Als Prost sein Auto schob - und den Konkurrenten zu Grabe trug

Alain Prost wird viermal Formel-1-Weltmeister, trägt den Spitznamen "Professor" und liefert sich über Jahre hinweg auf allen Ebenen ein erbittertes Duell mit der Legende Ayrton Senna. Dann wird er einer der Sargträger seines großen Konkurrenten. Heute feiert die F1-Ikone Prost ihren 70. Geburtstag.

Es herrscht Waschküchenwetter an diesem Juli-Tag 1986 in Hockenheim. Beim Großen Preis von Deutschland ist Alain Prost, der amtierende Formel-1-Weltmeister, wie immer in der Spitzengruppe dabei, Platz zwei hinter dem früh enteilten Nelson Piquet scheint sicher. Die Zielgerade ist in Sicht, da rollt der McLaren mit leerem Tank aus. Prost bleibt in der Hitze cool: Er steigt aus und schiebt das 540 Kilogramm schwere Auto im ohrenbetäubenden Jubel der Zuschauer die letzten Meter durch das Motodrom. Der Lohn: Platz sechs und immerhin noch ein WM-Punkt.

Am heutigen Montag wird der Mann, den sie wegen seiner kühl kalkulierten Fahrweise den Professor nannten, 70 Jahre alt. Viermal, 1985, 1986, 1989 und 1993, holt der nur 1,60 Meter große Franzose den WM-Titel, damit gehört er bis heute zu den ganz großen Namen der Branche. So richtig beliebt ist der Rennfahrer Alain Prost aber nie, zurückhaltend und immer auf Distanz bedacht taugt er nicht zum Liebling der Massen.

Und dann kommt auf einmal einer, der ihn auf allen Ebenen aus der Reserve lockt. Als McLaren 1987 in Monza Ayrton Senna für die Saison 1988 ankündigt, steht der amtierende Champion Alain Prost mit versteinerter Miene daneben. "Der Typ ist völlig durchgeknallt", soll er viel später über Senna sagen, "er hat keine Werte."

Sargträger bei Sennas Beisetzung

Das Duell auf der Strecke wird episch, vielleicht ist es bis heute das größte, das es in dem Ego-Sport Formel 1 je gegeben hat. Senna ist der Popstar, die Herzen fliegen ihm von allen Seiten zu. Alain Prost sieht sich wortwörtlich in den Hintergrund gedrückt, denn auf der Strecke nimmt Senna keine Rücksicht auf seinen Teamkollegen. Es gibt kein Miteinander, alles wird zum Gegeneinander, schon die Helme bringen es auf den Punkt: Hier das kühle Blau-Weiß von Alain Prost, dort das giftig-aggressive Gelb von Ayrton Senna.

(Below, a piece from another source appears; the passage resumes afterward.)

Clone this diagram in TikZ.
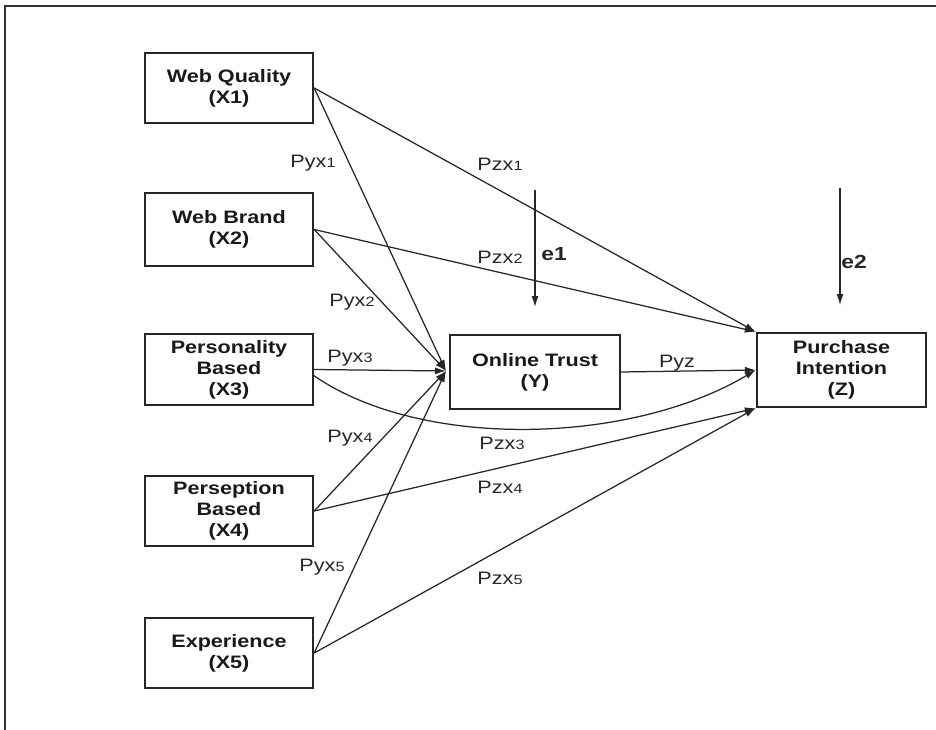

Nach zwei Jahren hat Prost die Nase voll. Er wechselt zu Ferrari, wird aber auch in Maranello nicht glücklich. Beim Saisonfinale 1990 rempelt ihn ausgerechnet Senna im McLaren absichtlich von der Strecke und holt sich dadurch seinen zweiten WM-Titel. Im Jahr darauf nennt Alain Prost seinen Ferrari einen schwerfälligen Lastwagen und läutet mit dieser Majestätsbeleidigung das Ende seiner Zeit bei den Roten ein.

1992 überbrückt Prost als Testfahrer für Ligier, bevor er 1993 mit Williams in die WM zurückkehrt und seinen vierten und letzten Titel gewinnt. Als Teamchef Frank Williams für das Jahr 1993 Ayrton Senna als neuen Fahrer vorstellt, beendet Prost genervt seine Formel-1-Karriere. Nur wenige Monate später ist er einer der Sargträger bei der Beisetzung von Ayrton Senna in São Paulo. Irgendwie haben sich die beiden Kontrahenten von einst in Sennas letzten Wochen vor der Tragödie von Imola angenähert.

Als Teamchef, Berater und TV-Experte bleibt Prost der Formel 1 bis heute erhalten. Und er taucht in ungewohnter Rolle auf: Im Oktober 2017 trägt der römische Wagenlenker Caligarius im Comic-Band "Asterix in Italien" die unverkennbaren Züge von Alain Prost.